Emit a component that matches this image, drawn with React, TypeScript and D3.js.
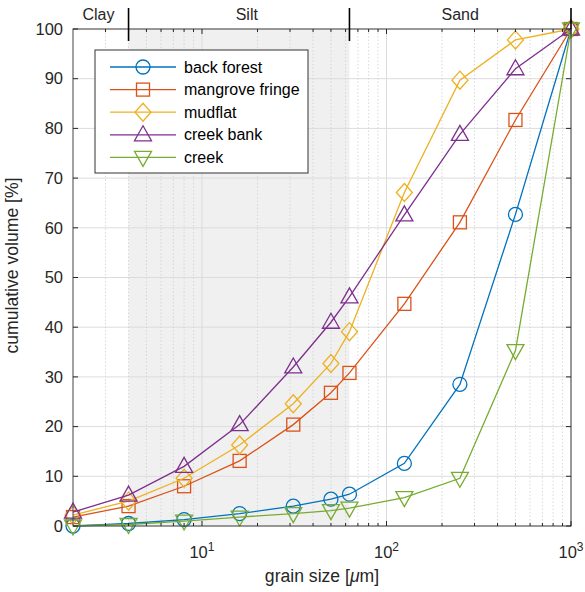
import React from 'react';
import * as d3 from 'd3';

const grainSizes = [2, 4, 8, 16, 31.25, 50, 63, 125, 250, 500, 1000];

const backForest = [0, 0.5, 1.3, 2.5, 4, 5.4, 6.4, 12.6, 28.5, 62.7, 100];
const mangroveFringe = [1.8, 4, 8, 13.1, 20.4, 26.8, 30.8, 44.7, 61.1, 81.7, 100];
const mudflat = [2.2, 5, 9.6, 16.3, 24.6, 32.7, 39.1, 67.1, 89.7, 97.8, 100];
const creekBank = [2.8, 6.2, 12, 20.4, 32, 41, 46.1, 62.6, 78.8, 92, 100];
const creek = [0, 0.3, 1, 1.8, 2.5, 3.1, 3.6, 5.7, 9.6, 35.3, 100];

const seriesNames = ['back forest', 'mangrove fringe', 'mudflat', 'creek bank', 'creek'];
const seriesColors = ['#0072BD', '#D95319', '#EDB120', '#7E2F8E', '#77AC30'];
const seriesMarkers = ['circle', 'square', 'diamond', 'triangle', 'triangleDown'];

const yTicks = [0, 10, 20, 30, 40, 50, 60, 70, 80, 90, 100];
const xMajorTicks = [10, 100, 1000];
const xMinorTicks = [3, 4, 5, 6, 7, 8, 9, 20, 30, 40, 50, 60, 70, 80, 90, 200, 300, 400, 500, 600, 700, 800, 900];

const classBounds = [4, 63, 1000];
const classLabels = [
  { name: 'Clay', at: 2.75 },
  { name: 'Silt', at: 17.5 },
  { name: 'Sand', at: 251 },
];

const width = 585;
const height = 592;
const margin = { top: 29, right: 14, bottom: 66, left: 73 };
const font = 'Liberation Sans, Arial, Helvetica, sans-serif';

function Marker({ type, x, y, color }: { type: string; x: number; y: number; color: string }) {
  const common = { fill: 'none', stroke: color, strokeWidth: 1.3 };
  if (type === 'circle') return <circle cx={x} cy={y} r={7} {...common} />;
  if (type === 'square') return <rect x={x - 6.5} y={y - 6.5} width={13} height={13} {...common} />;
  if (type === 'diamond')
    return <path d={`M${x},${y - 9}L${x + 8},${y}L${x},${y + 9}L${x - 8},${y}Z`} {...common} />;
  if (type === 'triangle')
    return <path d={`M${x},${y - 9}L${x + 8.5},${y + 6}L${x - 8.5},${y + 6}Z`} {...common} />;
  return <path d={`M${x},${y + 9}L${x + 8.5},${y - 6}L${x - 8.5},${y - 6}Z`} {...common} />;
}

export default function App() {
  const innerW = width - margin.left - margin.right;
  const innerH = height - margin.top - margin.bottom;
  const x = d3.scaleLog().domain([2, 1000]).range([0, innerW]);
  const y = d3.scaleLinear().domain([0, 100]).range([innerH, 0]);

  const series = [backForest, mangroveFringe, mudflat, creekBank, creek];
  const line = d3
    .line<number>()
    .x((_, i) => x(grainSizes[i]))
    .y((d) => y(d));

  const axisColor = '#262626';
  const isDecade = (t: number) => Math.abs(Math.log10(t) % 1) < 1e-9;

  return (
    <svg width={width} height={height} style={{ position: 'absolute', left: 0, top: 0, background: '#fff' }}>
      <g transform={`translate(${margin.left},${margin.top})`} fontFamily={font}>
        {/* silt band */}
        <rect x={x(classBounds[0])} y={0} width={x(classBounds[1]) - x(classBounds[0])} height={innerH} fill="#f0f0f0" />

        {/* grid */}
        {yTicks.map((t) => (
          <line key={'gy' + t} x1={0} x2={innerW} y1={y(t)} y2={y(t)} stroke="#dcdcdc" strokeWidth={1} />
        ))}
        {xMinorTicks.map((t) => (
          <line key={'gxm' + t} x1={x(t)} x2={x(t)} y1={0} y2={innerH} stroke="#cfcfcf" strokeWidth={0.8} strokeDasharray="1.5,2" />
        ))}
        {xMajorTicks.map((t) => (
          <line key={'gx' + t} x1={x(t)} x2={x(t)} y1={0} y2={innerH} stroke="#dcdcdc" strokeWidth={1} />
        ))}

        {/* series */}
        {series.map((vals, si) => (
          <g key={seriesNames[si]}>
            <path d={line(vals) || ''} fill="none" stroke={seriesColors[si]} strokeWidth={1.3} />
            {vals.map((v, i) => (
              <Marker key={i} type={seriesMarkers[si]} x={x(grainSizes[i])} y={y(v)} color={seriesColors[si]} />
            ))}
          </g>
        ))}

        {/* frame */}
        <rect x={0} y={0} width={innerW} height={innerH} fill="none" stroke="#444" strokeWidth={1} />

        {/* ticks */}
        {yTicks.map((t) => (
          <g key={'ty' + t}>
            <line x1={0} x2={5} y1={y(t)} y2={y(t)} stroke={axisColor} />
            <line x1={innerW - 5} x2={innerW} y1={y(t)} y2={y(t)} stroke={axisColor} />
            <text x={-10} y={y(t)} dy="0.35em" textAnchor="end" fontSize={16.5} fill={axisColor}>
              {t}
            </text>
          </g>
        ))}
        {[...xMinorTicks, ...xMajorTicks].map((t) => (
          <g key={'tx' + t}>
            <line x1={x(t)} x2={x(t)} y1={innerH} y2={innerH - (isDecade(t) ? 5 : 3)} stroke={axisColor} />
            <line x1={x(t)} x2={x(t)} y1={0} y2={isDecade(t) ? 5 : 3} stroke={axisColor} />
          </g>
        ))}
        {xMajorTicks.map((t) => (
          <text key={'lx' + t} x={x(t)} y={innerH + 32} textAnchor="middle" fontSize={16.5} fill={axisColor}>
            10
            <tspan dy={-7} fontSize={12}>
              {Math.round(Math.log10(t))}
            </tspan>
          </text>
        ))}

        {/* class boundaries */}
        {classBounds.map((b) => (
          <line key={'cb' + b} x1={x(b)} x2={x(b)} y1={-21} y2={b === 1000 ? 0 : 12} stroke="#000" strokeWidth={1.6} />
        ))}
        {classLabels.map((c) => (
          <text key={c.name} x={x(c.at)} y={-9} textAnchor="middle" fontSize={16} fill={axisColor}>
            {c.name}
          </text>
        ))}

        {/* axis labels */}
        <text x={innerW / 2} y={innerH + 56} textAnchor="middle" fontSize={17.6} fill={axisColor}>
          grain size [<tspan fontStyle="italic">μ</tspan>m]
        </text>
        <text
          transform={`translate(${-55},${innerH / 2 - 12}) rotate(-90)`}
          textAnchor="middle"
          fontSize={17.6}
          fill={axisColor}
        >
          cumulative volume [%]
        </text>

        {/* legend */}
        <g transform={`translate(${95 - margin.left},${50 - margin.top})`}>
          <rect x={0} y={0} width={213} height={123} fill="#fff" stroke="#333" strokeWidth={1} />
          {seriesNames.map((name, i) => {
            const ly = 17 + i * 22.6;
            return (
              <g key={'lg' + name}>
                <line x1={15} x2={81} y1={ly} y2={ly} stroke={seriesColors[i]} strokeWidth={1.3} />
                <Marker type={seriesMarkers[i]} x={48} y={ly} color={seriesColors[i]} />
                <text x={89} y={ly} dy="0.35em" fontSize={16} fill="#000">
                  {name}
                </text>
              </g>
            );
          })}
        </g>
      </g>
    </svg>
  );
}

* **WHAT IS REQUIRED**
Leave out any pictures and return exactly the lines from the beginning of the data through the line with "const font = 'Liberation", inclusive.

* **RESULT OF THE TASK**
Emit a component that matches this image, drawn with React, TypeScript and D3.js.
import React from 'react';
import * as d3 from 'd3';

const grainSizes = [2, 4, 8, 16, 31.25, 50, 63, 125, 250, 500, 1000];

const backForest = [0, 0.5, 1.3, 2.5, 4, 5.4, 6.4, 12.6, 28.5, 62.7, 100];
const mangroveFringe = [1.8, 4, 8, 13.1, 20.4, 26.8, 30.8, 44.7, 61.1, 81.7, 100];
const mudflat = [2.2, 5, 9.6, 16.3, 24.6, 32.7, 39.1, 67.1, 89.7, 97.8, 100];
const creekBank = [2.8, 6.2, 12, 20.4, 32, 41, 46.1, 62.6, 78.8, 92, 100];
const creek = [0, 0.3, 1, 1.8, 2.5, 3.1, 3.6, 5.7, 9.6, 35.3, 100];

const seriesNames = ['back forest', 'mangrove fringe', 'mudflat', 'creek bank', 'creek'];
const seriesColors = ['#0072BD', '#D95319', '#EDB120', '#7E2F8E', '#77AC30'];
const seriesMarkers = ['circle', 'square', 'diamond', 'triangle', 'triangleDown'];

const yTicks = [0, 10, 20, 30, 40, 50, 60, 70, 80, 90, 100];
const xMajorTicks = [10, 100, 1000];
const xMinorTicks = [3, 4, 5, 6, 7, 8, 9, 20, 30, 40, 50, 60, 70, 80, 90, 200, 300, 400, 500, 600, 700, 800, 900];

const classBounds = [4, 63, 1000];
const classLabels = [
  { name: 'Clay', at: 2.75 },
  { name: 'Silt', at: 17.5 },
  { name: 'Sand', at: 251 },
];

const width = 585;
const height = 592;
const margin = { top: 29, right: 14, bottom: 66, left: 73 };
const font = 'Liberation Sans, Arial, Helvetica, sans-serif';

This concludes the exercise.